Economies of Visibility: Reflecting on Contemporary Art Issues
January 20, 2016
I’ve been a student at The Cooper Union School of Art since 2012, and this past fall was my first semester as a teacher assistant in the Outreach Pre-College Program. I TA’d the critical thinking and creative writing class, Contemporary Art Issues, that accompanies the program’s intensive portfolio preparation curriculum. In this class the students develop an ability to discuss art with confidence.
What's really exciting about being a T.A. for the Contemporary Art Issues class is that we not only work alongside the professors but we’re also invited to propose curricula and lead the class discussions. Our team of four would meet weekly to reflect and develop that Saturday’s class. By making sure the curriculum was open and in conversation we were able to take into account the student's interests and which methods of reflection suited the group best.
This collaborative approach to teaching critical thinking received my proposed curriculum with open arms, and it was so exciting to see it grow in conversations and responses. We based each class around an artwork that addressed issues of performing labor and producing labor. We also considered the conflictive relationship towards authorship and who gets to claim it when it comes to identity.

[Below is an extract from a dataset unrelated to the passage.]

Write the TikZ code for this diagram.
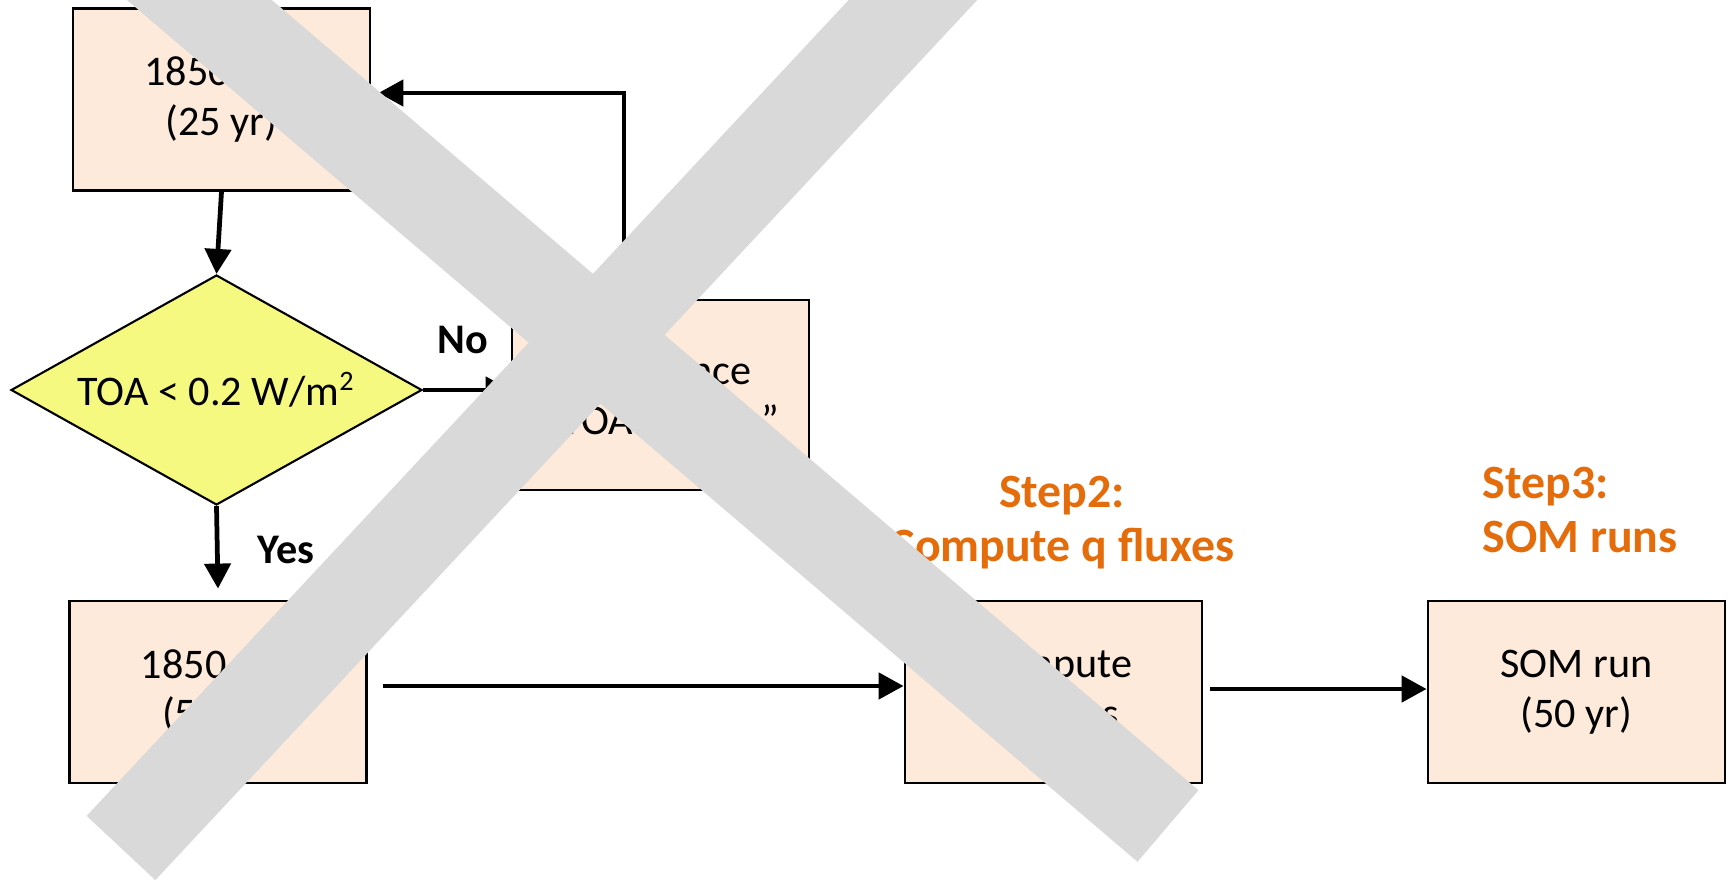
\documentclass[tikz,border=0pt]{standalone}
\usepackage{fontspec}
\setmainfont{Carlito}
\usepackage{tikz}
\usetikzlibrary{arrows.meta,positioning,shapes,calc}
\definecolor{boxfill}{HTML}{FDEADA}
\definecolor{testfill}{HTML}{F6F980}
\definecolor{steporange}{HTML}{E46C0A}
\definecolor{crossgray}{HTML}{D9D9D9}
\tikzset{
  runbox/.style={draw=black,fill=boxfill,line width=0.8pt,
                 minimum width=2.97cm,minimum height=1.82cm,
                 align=center,font=\fontsize{12}{14.2}\selectfont,inner sep=2pt},
  testbox/.style={diamond,draw=black,fill=testfill,line width=0.6pt,
                  minimum width=4.11cm,minimum height=2.30cm,aspect=1.79,
                  inner sep=0pt,font=\fontsize{12}{14.2}\selectfont},
  answer/.style={font=\fontsize{12}{14.2}\selectfont\bfseries,inner sep=0pt},
  steplabel/.style={text=steporange,font=\fontsize{13.6}{15.6}\selectfont\bfseries,
                    inner sep=0pt},
  flowarr/.style={-{Triangle[length=2.5mm,width=2.6mm]},line width=1.35pt},
  crossbar/.style={draw=crossgray,line width=9.4mm,line cap=butt}
}

\begin{document}
\begin{tikzpicture}[x=1cm,y=1cm]
  \useasboundingbox (0,0) rectangle (17.29,8.80);
  % step 1: spin-up loop
  \node[runbox] (spinup) at (2.215,7.805) {1850 run\\(25 yr)};
  \node[testbox] (toacheck) at (2.165,4.90) {TOA < 0.2 W/m\textsuperscript{2}};
  \node[runbox,minimum height=1.90cm] (tune) at (6.605,4.85) {To balance\\“TOA to zero”};
  \node[runbox] (ctrl) at (2.18,1.88) {1850 run\\(50 yr)};
  \node[answer] (nolbl) at (4.63,5.405) {No};
  \node[answer] (yeslbl) at (2.86,3.30) {Yes};
  % steps 2 and 3
  \node[runbox] (qflux) at (10.535,1.88) {Compute\\q fluxes};
  \node[runbox] (somrun) at (15.765,1.88) {SOM run\\(50 yr)};
  \node[steplabel,align=center] (steptwo) at (10.62,3.575) {Step2:\\Compute q fluxes};
  \node[steplabel,align=left,anchor=west] (stepthree) at (14.82,3.70) {Step3:\\SOM runs};
  \draw[flowarr] (spinup.south) -- (toacheck.north);
  \draw[flowarr] (toacheck.east) -- (toacheck.east -| tune.west);
  \draw[flowarr] ([xshift=-3.65mm]tune.north) |- ([xshift=0.7mm,yshift=0.65mm]spinup.east);
  \draw[flowarr] (toacheck.south) -- ([yshift=1.1mm]ctrl.north);
  \draw[flowarr] ([xshift=1.5mm,yshift=0.6mm]ctrl.east) -- ([yshift=0.6mm]qflux.west);
  \draw[flowarr] ([xshift=0.7mm,yshift=0.3mm]qflux.east) -- ([yshift=0.3mm]somrun.west);
  % grey cross over the first two steps
  \begin{scope}
    \clip (0,0) rectangle (17.29,8.80);
    \draw[crossbar] (1.29,9.40) -- (11.68,0.54);
    \draw[crossbar] (9.69,9.40) -- (1.21,0.32);
  \end{scope}
\end{tikzpicture}
\end{document}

We began by looking at Mika Rottenberg’s imaginative supply chain landscapes and considered the relationship its workers had to the workers in the films of the Lumiere brothers. We then reflected on the factories that build the smartphones we carry around in our pockets every day, through the poetry of Xu Lizhi, in relation to the factories producing the internet’s software and content through the work of Andrew Norman Wilson. Considering our role as front end users of the Internet, we read Laurel Ptak’s Wages for Facebook manifesto and had riveting discussions about content ownership within web 2.0 corporate environments like Facebook. Through the poetry and digital images of Juliana Huxtable we opened up a conversation about the ways in which visibility is a primary capital within emerging social markets. Her involvement in New York City’s art world and nightlife, and her unabashed use of her Internet presence as part and parcel of her artistic practice, framed a final writing assignment in which we asked the students to imagine a city. This led to incredible musings on an urban and social landscape that would treat us with respect and celebrate our differences.

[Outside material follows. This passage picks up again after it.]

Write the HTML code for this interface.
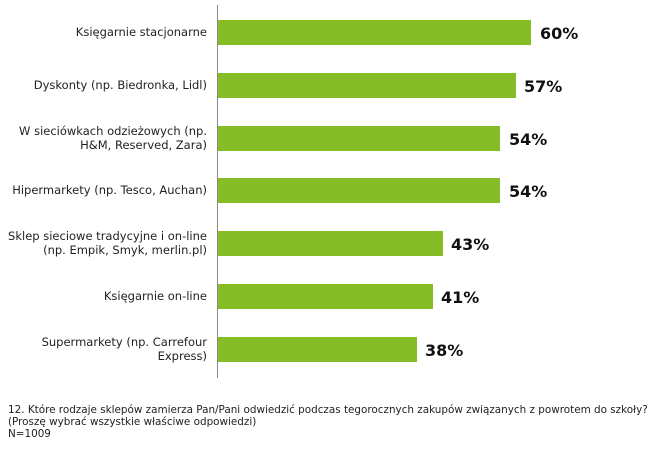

The focus of the class is to grow confidence in dialoguing about artworks and thinking critically about them. It was truly inspiring to witness the growth our students had and the exciting discussions they produced! Being in the position of a TA in the Outreach program has shown me how much my own critical thinking around art practices has grown at Cooper and how the community we have at the school offers an intense and invigorating space for sharing ideas.